Proud Boys leader Enrique Tarrio's lawyer blames Trump for January 6, says the ex-president 'unleashed this mob on the Capitol'

Proud Boys leader Enrique Tarrio's lawyer blames Trump for January 6, says the ex-president 'unleashed this mob on the Capitol'
Enrique Tarrio
Enrique Tarrio, a leader of the Proud Boys, joins tens of thousands of Trump supporters to rally and march to declare the 2020 Presidential election results a fraud and the true winner to be President Trump, on November 14, 2020 in downtown Washington, DC.Andrew Lichtenstein/Corbis via Getty Images
  • An attorney for the Proud Boys leader Enrique Tarrio blamed Trump for the January 6, 2021, riot.

  • Trump "unleashed this mob on the Capitol," the attorney argued on Thursday.

  • The Justice Department has charged Tarrio with seditious conspiracy in connection with January 6.

Former President Donald Trump was responsible for the attack on the Capitol on January 6, 2021, a lawyer representing the Proud Boys leader Enrique Tarrio argued in a high-profile trial on Thursday.

"Trump told these people that the election was stolen. Trump told them to go there on January 6," Tarrio's attorney, Sabino Jauregui, told jurors in federal district court in Washington, DC, during his opening statement. "And it was Trump, with his speech on January 6, that unleashed this mob on the Capitol."

The Justice Department has charged Tarrio with seditious conspiracy, alleging that under his leadership, members of the Proud Boys stormed the Capitol on January 6 to stop Congress from certifying then-President-elect Joe Biden's 2020 victory. Tarrio is on trial along with four other Proud Boys members: Ethan Nordean, Joseph Biggs, Zachary Rehl, and Dominic Pezzola, all of whom have pleaded not guilty.

Trump, who's denied any responsibility over the riot, held a rally the morning of January 6. Toward the end of his speech, the ex-president told the crowd of thousands of his supporters to "fight like hell" — a phrase that the now-dissolved House select committee investigating the riot has said is evidence that Trump incited an insurrection.
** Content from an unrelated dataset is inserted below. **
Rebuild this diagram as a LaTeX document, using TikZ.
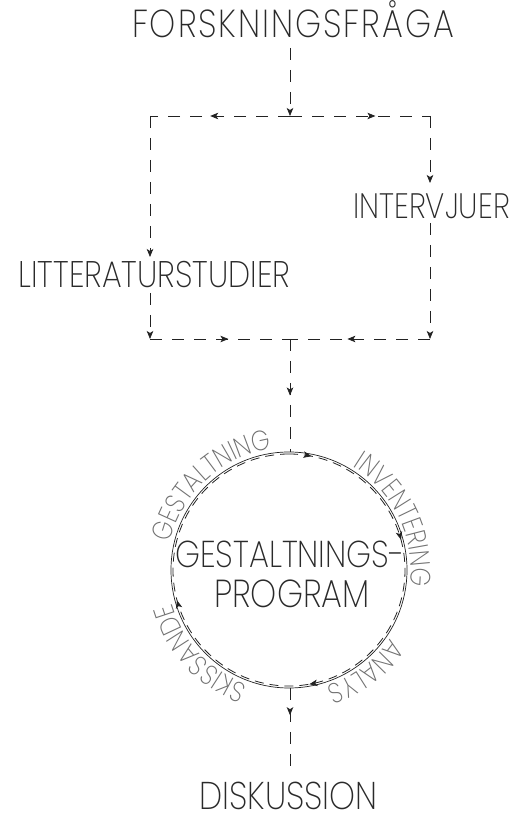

Tarrio's lawyer noted the line in court on Thursday, saying Trump was "the one that told them march over to the Capitol and fight like hell."

"Enrique didn't say that," Jauregui told jurors. "Enrique didn't say anything to anybody on the grounds of the Capitol on January 6, but he just happens to be the leader of the Proud Boys."

Jauregui argued that Tarrio has been made a "scapegoat" for the violence that unfolded on January 6, despite not being on the ground that day. Tarrio had been arrested two days earlier for an unrelated incident — burning a "Black Lives Matter" flag at a historic church in Washington, DC.

But Tarrio, as the longtime Proud Boys chairman, directed the group to band together and stop the peaceful transfer of power from Trump to Biden on January 6, federal prosecutors said in opening statements on Thursday. The DOJ made its case that Tarrio sought to obstruct Congress' certification of the election results in part by sharing public and private messages they said he sent in the days before and on January 6. 

"Make no mistake…," read one text from Tarrio sent at 2:40 p.m. after rioters broke into the Capitol, according to prosecutors. "We did this," read another text.

Jauregui pushed back on the DOJ's allegations against his client, accusing the government of cherry-picking evidence.

"You will never see a message from Enrique Tarrio advocating to storm the Capitol," Jauregui said. "It's not gonna happen."

In his opening statements, Jauregui also defended the Proud Boys, an organization founded in 2016 that calls itself "Western-chauvinist." The group gained national attention in 2020 during protests in Washington, DC, and has aligned itself with Trump, who told them to "stand back and stand by" during a 2020 presidential debate when asked to condemn white-supremacists and militia groups. Watchdog groups have labeled the Proud Boys as extremist and a hate group.

"The Proud Boys are not a racist, sexist, homophobic organization. It's simply not true," Jauregui said, adding that they're basically "a drinking club."

"Chauvinist simply means that they think their side is the best," he added. "The Proud Boys think that America is the best."

The trial is expected to last more than a month. In another high-profile January 6 trial last fall, the Oath Keepers founder, Elmer Stewart Rhodes, and a group member, Kelly Meggs, were convicted of seditious conspiracy.